There are 65 code points set aside in the Unicode Standard for compatibility with the C0 and C1 control codes defined in the ISO/IEC 2022 framework. The ranges of these code points are U+0000..U+001F, U+007F, and U+0080..U+009F, which correspond to the 8- bit controls 00₁₆ to 1F₁₆ (C0 controls), 7F₁₆ (delete), and 80₁₆ to 9F₁₆ (C1 controls), respectively. For example, the 8-bit legacy control code character tabulation (or tab) is the byte value 09₁₆; the Unicode Standard encodes the corresponding control code at U+0009.

The Unicode Standard provides for the intact interchange of these code points, neither adding to nor subtracting from their semantics. The semantics of the control codes are generally determined by the application with which they are used.
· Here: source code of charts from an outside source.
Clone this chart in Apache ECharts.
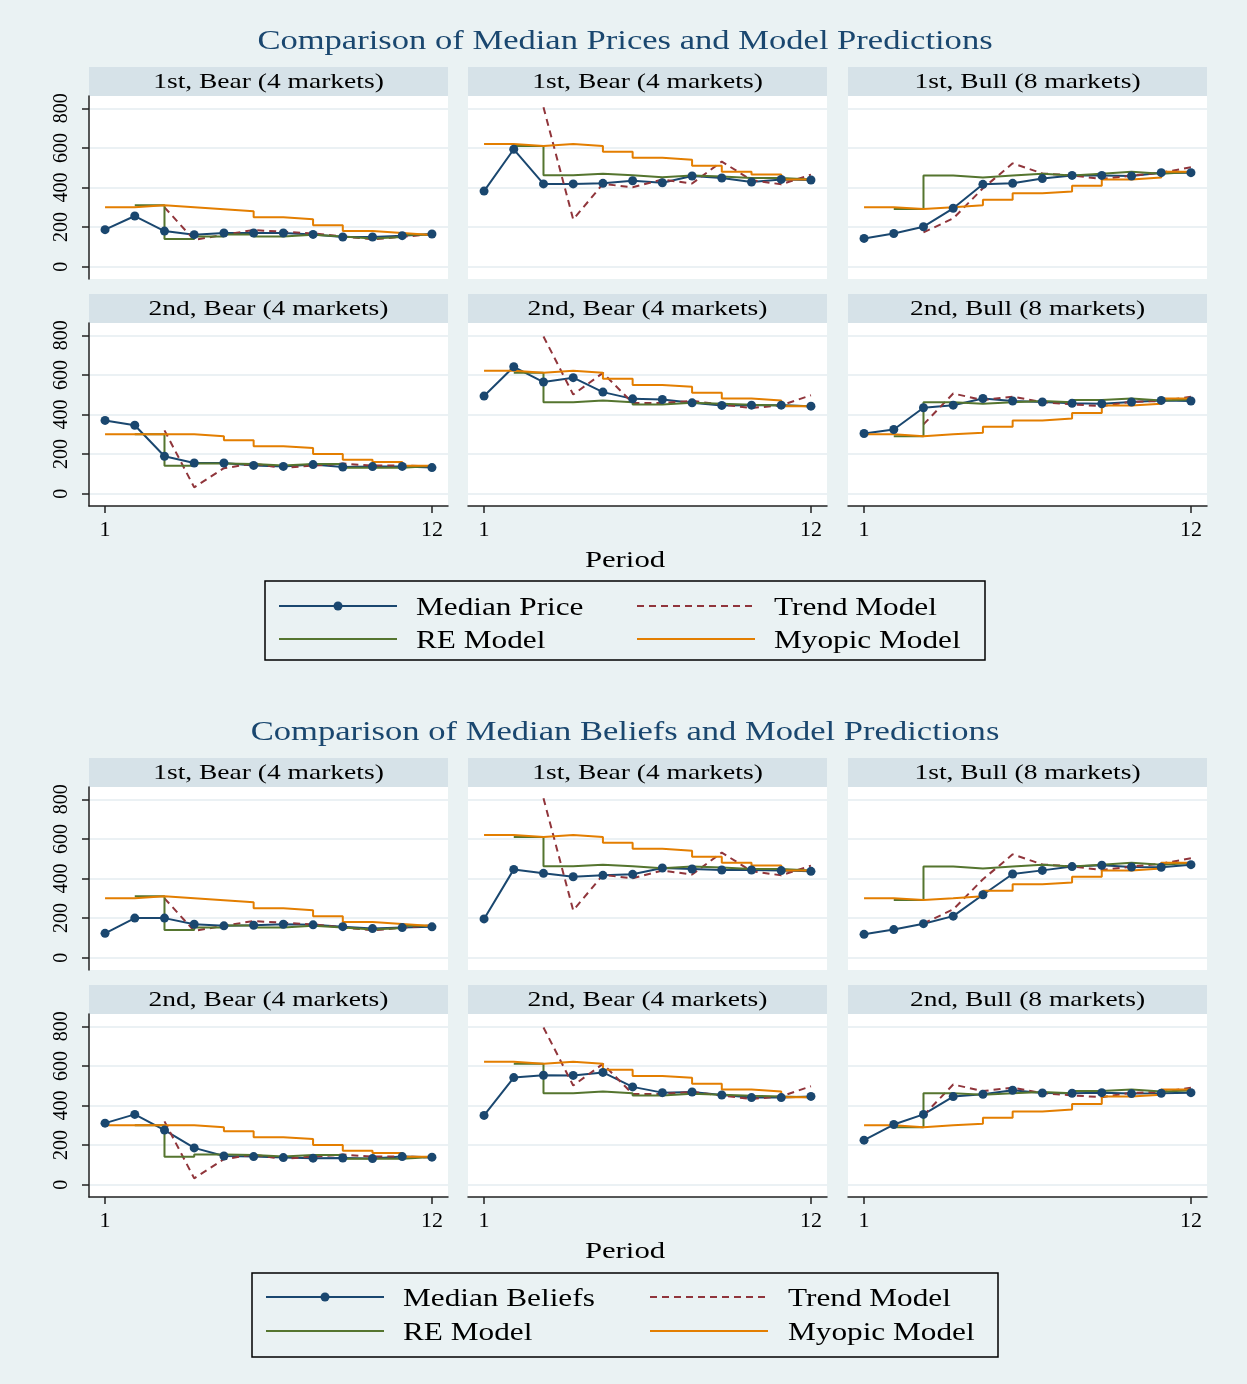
<!DOCTYPE html>
<html lang="en">
<head>
<meta charset="utf-8">
<title>Median prices / beliefs and model predictions</title>
<script src="https://cdn.jsdelivr.net/npm/echarts@6/dist/echarts.min.js"></script>
<style>
  html, body { margin: 0; padding: 0; background: #eaf2f3; }
  #chart { width: 1247px; height: 1384px; }
</style>
</head>
<body>
<div id="chart"></div>
<script>
var periods = [1, 2, 3, 4, 5, 6, 7, 8, 9, 10, 11, 12];
var xTicks = [1, 12];
var yTicks = [0, 200, 400, 600, 800];
var panelTitles = ['1st, Bear (4 markets)', '1st, Bear (4 markets)', '1st, Bull (8 markets)',
                   '2nd, Bear (4 markets)', '2nd, Bear (4 markets)', '2nd, Bull (8 markets)'];
var figTitles = ['Comparison of Median Prices and Model Predictions',
                 'Comparison of Median Beliefs and Model Predictions'];
var medianNames = ['Median Price', 'Median Beliefs'];

// median prices (top figure), panels A-F
var priceA = [187, 256, 180, 162, 170, 170, 170, 163, 150, 150, 157, 165];
var priceB = [382, 593, 418, 418, 421, 434, 424, 458, 448, 428, 441, 438];
var priceC = [143, 168, 202, 295, 416, 421, 445, 461, 461, 458, 475, 475];
var priceD = [370, 346, 189, 155, 155, 143, 138, 147, 135, 137, 138, 132];
var priceE = [493, 641, 564, 586, 513, 479, 476, 459, 446, 447, 447, 442];
var priceF = [304, 324, 434, 447, 481, 468, 463, 457, 454, 463, 471, 468];

// median beliefs (bottom figure)
var beliefA = [123, 200, 200, 169, 161, 164, 169, 166, 157, 147, 152, 156];
var beliefB = [196, 446, 426, 409, 416, 421, 453, 448, 443, 443, 440, 436];
var beliefC = [118, 142, 172, 210, 318, 423, 441, 460, 467, 458, 457, 470];
var beliefD = [311, 355, 276, 186, 145, 142, 137, 134, 135, 132, 142, 139];
var beliefE = [350, 541, 553, 552, 567, 494, 465, 468, 453, 440, 440, 446];
var beliefF = [225, 304, 355, 445, 457, 477, 463, 462, 465, 460, 462, 465];

// model predictions (same in both figures)
var trendA = [null, null, 300, 135, 162, 185, 177, 168, 153, 138, 151, 164];
var trendB = [null, null, 805, 239, 418, 401, 440, 420, 531, 437, 416, 465];
var trendC = [null, null, 173, 244, 396, 522, 471, 461, 443, 460, 475, 502];
var trendD = [null, null, 320, 32, 129, 152, 130, 142, 152, 142, 142, 138];
var trendE = [null, null, 794, 501, 610, 458, 458, 469, 450, 433, 446, 497];
var trendF = [null, null, 350, 506, 473, 490, 462, 451, 442, 464, 468, 490];

var reA = [null, 310, 140, 152, 163, 152, 161, 152, 142, 150, 161, 161];
var reB = [null, 610, 462, 470, 462, 452, 460, 455, 448, 448, 440, 440];
var reC = [null, 292, 461, 451, 461, 470, 461, 470, 480, 470, 478, 478];
var reD = [null, 300, 141, 152, 150, 143, 150, 150, 131, 131, 140, 140];
var reE = [null, 611, 462, 471, 462, 451, 459, 454, 449, 446, 442, 442];
var reF = [null, 290, 462, 454, 462, 468, 462, 473, 481, 471, 476, 476];

var myopicA = [300, 310, 300, 290, 280, 250, 240, 210, 180, 170, 160, 160];
var myopicB = [620, 610, 620, 610, 580, 550, 540, 510, 480, 466, 441, 441];
var myopicC = [300, 292, 300, 310, 338, 371, 380, 409, 441, 451, 479, 479];
var myopicD = [300, 300, 300, 290, 270, 240, 231, 200, 171, 160, 141, 141];
var myopicE = [621, 611, 621, 611, 581, 549, 540, 510, 481, 471, 442, 442];
var myopicF = [300, 290, 300, 308, 338, 370, 380, 408, 446, 454, 481, 481];

var medians = [[priceA, priceB, priceC, priceD, priceE, priceF],
               [beliefA, beliefB, beliefC, beliefD, beliefE, beliefF]];
var trends = [trendA, trendB, trendC, trendD, trendE, trendF];
var res = [reA, reB, reC, reD, reE, reF];
var myopics = [myopicA, myopicB, myopicC, myopicD, myopicE, myopicF];

var NAVY = '#1a476f', MAROON = '#90353b', GREEN = '#55752f', ORANGE = '#e37e00';
var SERIF = '"Liberation Serif", "Times New Roman", serif';
var AXIS = '#222';

var colLeft = [89, 468, 848], colW = 359;
var plotTops = [[96, 323], [787, 1014]], plotH = 183, stripH = 29;

function pairs(arr) {
  var out = [];
  arr.forEach(function (v, i) { if (v != null) out.push([periods[i], v]); });
  return out;
}
function txt(x, y, text, size, color, align, sx) {
  return {
    type: 'text', x: x, y: y, scaleX: sx,
    style: { text: text, font: size + 'px ' + SERIF, fill: color,
             align: align, textAlign: align, verticalAlign: 'middle', textVerticalAlign: 'middle' }
  };
}

var grid = [], xAxis = [], yAxis = [], series = [], graphic = [];

for (var f = 0; f < 2; f++) {
  graphic.push(txt(625, f ? 733 : 42, figTitles[f], 27, NAVY, 'center', 1.28));
  graphic.push(txt(625, f ? 1252 : 561, 'Period', 24, '#000', 'center', 1.28));
  for (var r = 0; r < 2; r++) {
    for (var c = 0; c < 3; c++) {
      var p = r * 3 + c, g = f * 6 + p, pTop = plotTops[f][r];
      grid.push({ left: colLeft[c], top: pTop, width: colW, height: plotH,
                  show: true, backgroundColor: '#fff', borderWidth: 0 });
      graphic.push({ type: 'rect',
                     shape: { x: colLeft[c], y: pTop - stripH, width: colW, height: stripH },
                     style: { fill: '#d6e2e8' } });
      graphic.push(txt(colLeft[c] + colW / 2, pTop - stripH / 2 + 1, panelTitles[p], 22, '#000', 'center', 1.25));
      xAxis.push({
        type: 'value', gridIndex: g, min: 0.46, max: 12.54,
        axisLine: { show: r === 1, onZero: false, lineStyle: { color: AXIS, width: 1.5 } },
        axisTick: { show: r === 1, customValues: xTicks, length: 7, lineStyle: { color: AXIS, width: 1.5 } },
        axisLabel: { show: r === 1, customValues: xTicks, margin: 13, color: '#000',
                     fontFamily: SERIF, fontSize: 22 },
        splitLine: { show: false }
      });
      yAxis.push({
        type: 'value', gridIndex: g, min: -62, max: 862,
        axisLine: { show: c === 0, onZero: false, lineStyle: { color: AXIS, width: 1.5 } },
        axisTick: { show: c === 0, customValues: yTicks, length: 7, lineStyle: { color: AXIS, width: 1.5 } },
        axisLabel: { show: c === 0, customValues: yTicks, rotate: 90, margin: 17, color: '#000',
                     fontFamily: SERIF, fontSize: 20 },
        splitLine: { show: true, lineStyle: { color: '#e4ecf0', width: 1.5 } }
      });
      series.push({
        name: medianNames[f], type: 'line', xAxisIndex: g, yAxisIndex: g,
        data: pairs(medians[f][p]), symbol: 'circle', symbolSize: 9,
        lineStyle: { color: NAVY, width: 2 }, itemStyle: { color: NAVY }
      });
      series.push({
        name: 'Trend Model', type: 'line', xAxisIndex: g, yAxisIndex: g,
        data: pairs(trends[p]), symbol: 'none',
        lineStyle: { color: MAROON, width: 2, type: [7, 5] }
      });
      series.push({
        name: 'RE Model', type: 'line', xAxisIndex: g, yAxisIndex: g, step: 'end',
        data: pairs(res[p]), symbol: 'none', lineStyle: { color: GREEN, width: 2 }
      });
      series.push({
        name: 'Myopic Model', type: 'line', xAxisIndex: g, yAxisIndex: g, step: 'end',
        data: pairs(myopics[p]), symbol: 'none', lineStyle: { color: ORANGE, width: 2 }
      });
    }
  }
}

// legend boxes (keys + labels)
var legendBoxes = [
  { box: [265, 581, 720, 79], rows: [606, 639], keyX: [279, 637], textX: [416, 774] },
  { box: [252, 1273, 746, 84], rows: [1297, 1331], keyX: [266, 650], textX: [403, 788] }
];
legendBoxes.forEach(function (lg, fi) {
  graphic.push({ type: 'rect', shape: { x: lg.box[0], y: lg.box[1], width: lg.box[2], height: lg.box[3] },
                 style: { fill: 'none', stroke: '#000', lineWidth: 1.5 } });
  var items = [
    { name: medianNames[fi], color: NAVY, dot: true, row: 0, col: 0 },
    { name: 'Trend Model', color: MAROON, dashed: true, row: 0, col: 1 },
    { name: 'RE Model', color: GREEN, row: 1, col: 0 },
    { name: 'Myopic Model', color: ORANGE, row: 1, col: 1 }
  ];
  items.forEach(function (it) {
    var y = lg.rows[it.row], x = lg.keyX[it.col];
    var st = { stroke: it.color, lineWidth: 2 };
    if (it.dashed) st.lineDash = [7, 5];
    graphic.push({ type: 'line', shape: { x1: x, y1: y, x2: x + 118, y2: y }, style: st });
    if (it.dot) {
      graphic.push({ type: 'circle', shape: { cx: x + 59, cy: y, r: 4.5 }, style: { fill: it.color } });
    }
    graphic.push(txt(lg.textX[it.col], y + 2, it.name, 25, '#000', 'left', 1.25));
  });
});

var chart = echarts.init(document.getElementById('chart'));
chart.setOption({
  backgroundColor: '#eaf2f3',
  animation: false,
  grid: grid,
  xAxis: xAxis,
  yAxis: yAxis,
  series: series,
  graphic: graphic
});
</script>
</body>
</html>
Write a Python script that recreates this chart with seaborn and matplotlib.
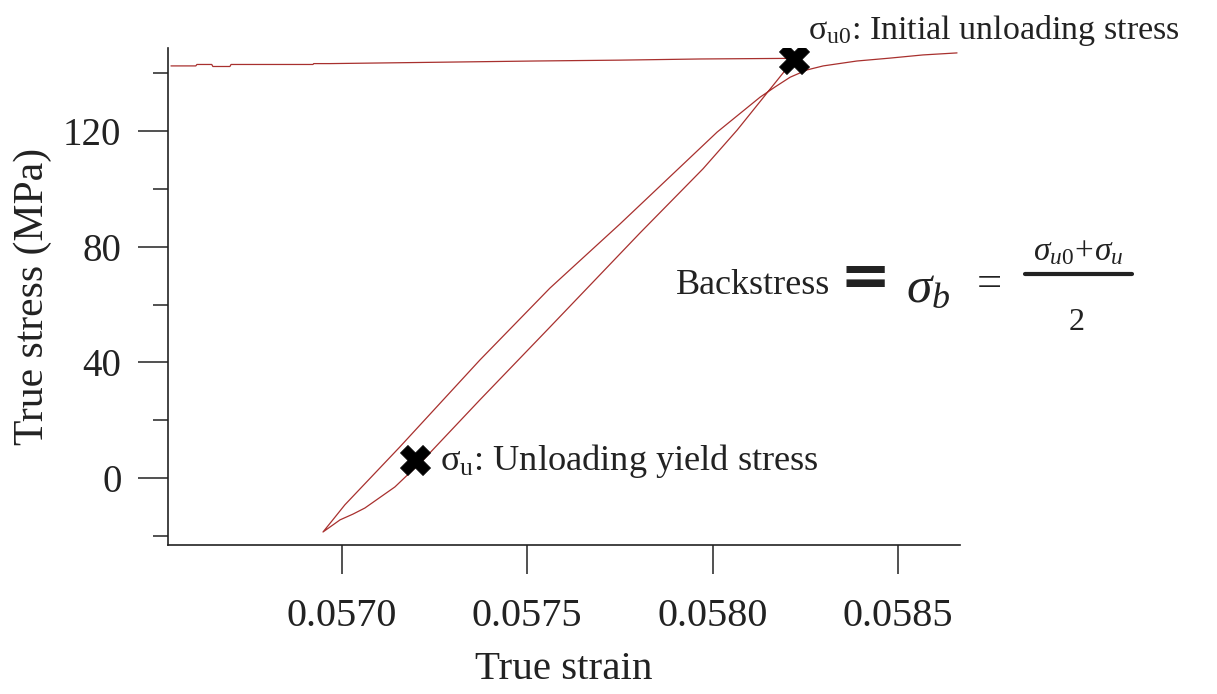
import numpy as np
import pandas as pd
import matplotlib
matplotlib.use("Agg")
import matplotlib.pyplot as plt
from matplotlib.lines import Line2D
import seaborn as sns

# ---- data ----
# loading branch (nearly flat), ending at the initial unloading point
load_strain = [0.056539, 0.056606, 0.056609, 0.056649, 0.056652, 0.056698, 0.056701,
               0.056922, 0.056924, 0.056968, 0.057216, 0.057521, 0.057750, 0.057966,
               0.058195, 0.058209]
load_stress = [142.6, 142.6, 143.1, 143.1, 142.4, 142.4, 143.1,
               143.1, 143.4, 143.4, 143.8, 144.3, 144.6, 145.0,
               145.2, 145.0]
# unloading branch (down to the reversal point)
unload_strain = [0.058192, 0.058066, 0.057974, 0.057804, 0.057561, 0.057372,
                 0.057219, 0.057143, 0.057062, 0.057030, 0.056995, 0.056949]
unload_stress = [140.5, 120.4, 107.0, 84.8, 52.2, 27.0,
                 6.2, -3.1, -10.4, -12.5, -14.5, -18.7]
# reloading branch
reload_strain = [0.056973, 0.057008, 0.057156, 0.057372, 0.057561, 0.057750,
                 0.058012, 0.058128, 0.058168, 0.058209, 0.058254, 0.058298,
                 0.058389, 0.058478, 0.058567, 0.058659]
reload_stress = [-14.9, -9.3, 10.7, 40.8, 65.7, 87.9,
                 119.7, 131.8, 135.3, 138.7, 141.2, 142.6,
                 144.3, 145.3, 146.4, 147.1]

# marked points: sigma_u0 and sigma_u
mark_names = ["sigma_u0", "sigma_u"]
mark_strain = [0.058219, 0.057197]
mark_stress = [145.0, 6.2]

x_ticks = [0.0570, 0.0575, 0.0580, 0.0585]
x_tick_labels = ["0.0570", "0.0575", "0.0580", "0.0585"]
y_ticks = [0, 40, 80, 120]
y_tick_labels = ["0", "40", "80", "120"]
y_minor_ticks = [-20, 20, 60, 100, 140]

# ---- build frame ----
path_strain = load_strain + unload_strain + reload_strain
path_stress = load_stress + unload_stress + reload_stress
df = pd.DataFrame({"strain": path_strain, "stress": path_stress,
                   "order": np.arange(len(path_strain))})
marks = pd.DataFrame({"name": mark_names, "strain": mark_strain, "stress": mark_stress})

sns.set_theme(style="ticks")
plt.rcParams["font.family"] = ["Liberation Serif", "DejaVu Serif"]
plt.rcParams["mathtext.fontset"] = "custom"
plt.rcParams["mathtext.rm"] = "Liberation Serif"
plt.rcParams["mathtext.it"] = "Liberation Serif:italic"

fig = plt.figure(figsize=(12.17, 6.94), dpi=100)
fig.patch.set_facecolor("white")
ax = fig.add_axes([168 / 1217, 1 - 545 / 694, (960 - 168) / 1217, (545 - 48) / 694])
ax.set_facecolor("white")

line_color = "#a8302e"
sns.lineplot(data=df, x="strain", y="stress", sort=False, estimator=None,
             color=line_color, linewidth=0.9, ax=ax)
sns.scatterplot(data=marks, x="strain", y="stress", marker="X", s=470,
                color="black", edgecolor="black", linewidth=0.5, zorder=5, ax=ax)

ax.set_xlim(0.056531, 0.058667)
ax.set_ylim(-23.2, 148.8)

ax.set_xticks(x_ticks)
ax.set_xticklabels(x_tick_labels)
ax.set_yticks(y_ticks)
ax.set_yticklabels(y_tick_labels)
ax.set_yticks(y_minor_ticks, minor=True)

for side in ["top", "right"]:
    ax.spines[side].set_visible(False)
for side in ["left", "bottom"]:
    ax.spines[side].set_color("#222222")
    ax.spines[side].set_linewidth(1.2)

ax.tick_params(axis="x", which="major", direction="out", length=21, width=1.1,
               pad=17, labelsize=29, colors="#222222")
ax.tick_params(axis="y", which="major", direction="out", length=21.5, width=1.1,
               pad=12, labelsize=28, colors="#222222")
ax.tick_params(axis="y", which="minor", direction="out", length=10.8, width=1.1,
               colors="#222222")

ax.set_xlabel("True strain", fontsize=29.5, color="#222222", labelpad=12)
ax.set_ylabel("True stress (MPa)", fontsize=30, color="#222222", labelpad=8)

dark = "#222222"
fig.text(808 / 1217, 1 - 30 / 694, r"$\mathrm{\sigma_{u0}}$: Initial unloading stress",
         ha="left", va="center", fontsize=24.5, color=dark)
fig.text(440 / 1217, 1 - 461 / 694, r"$\mathrm{\sigma_{u}}$: Unloading yield stress",
         ha="left", va="center", fontsize=26.2, color=dark)

# Backstress formula
fig.text(676 / 1217, 1 - 294 / 694, "Backstress", ha="left", va="baseline",
         fontsize=26, color=dark)
fig.text(865 / 1217, 1 - 279 / 694, "=", ha="center", va="center",
         fontsize=44, fontweight="bold", family="DejaVu Sans", color=dark)
fig.text(906 / 1217, 1 - 302 / 694, r"$\sigma_b$", ha="left", va="baseline",
         fontsize=37, color=dark)
fig.text(989 / 1217, 1 - 296 / 694, "=", ha="center", va="baseline",
         fontsize=32, color=dark)
fig.text(1078 / 1217, 1 - 260 / 694, r"$\sigma_{u0}\!+\!\sigma_u$", ha="center",
         va="baseline", fontsize=24, color=dark)
fig.add_artist(Line2D([1025 / 1217, 1132 / 1217], [1 - 274 / 694, 1 - 274 / 694],
                      transform=fig.transFigure, color=dark, linewidth=3))
fig.text(1077 / 1217, 1 - 330 / 694, "2", ha="center", va="baseline",
         fontsize=23, color=dark)

fig.savefig("out.png", dpi=100, facecolor="white")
However, in the absence of specific application uses, they may be interpreted according to the control function semantics specified in ISO/IEC 6429:1992.

In general, the use of control codes constitutes a higher-level protocol and is beyond the scope of the Unicode Standard. For example, the use of ISO/IEC 6429 control sequences for controlling bidirectional formatting would be a legitimate higher-level protocol layered on top of the plain text of the Unicode Standard. Higher-level protocols are not specified by the Unicode Standard; their existence cannot be assumed without a separate agreement between the parties interchanging such data.

―Section 23: Special Areas and Format Characters, The Unicode Standard 12.1.0

mattrips · November 21, 2019, 5:04am

Great observations. Thank you.

This touches on a larger, unfortunate legacy: our character sets include things that aren’t characters or parts of characters. Line breaks, paragraph breaks, tabs, control characters, spaces, etc. Those things mostly contain information about formatting.

We need to evolve toward systems that separate information about characters/glyphs from information about formatting. In the context of Swift, we cannot change Unicode, but we can and should develop a better way of representing formatted text via logical data structures enveloped around Unicode characters.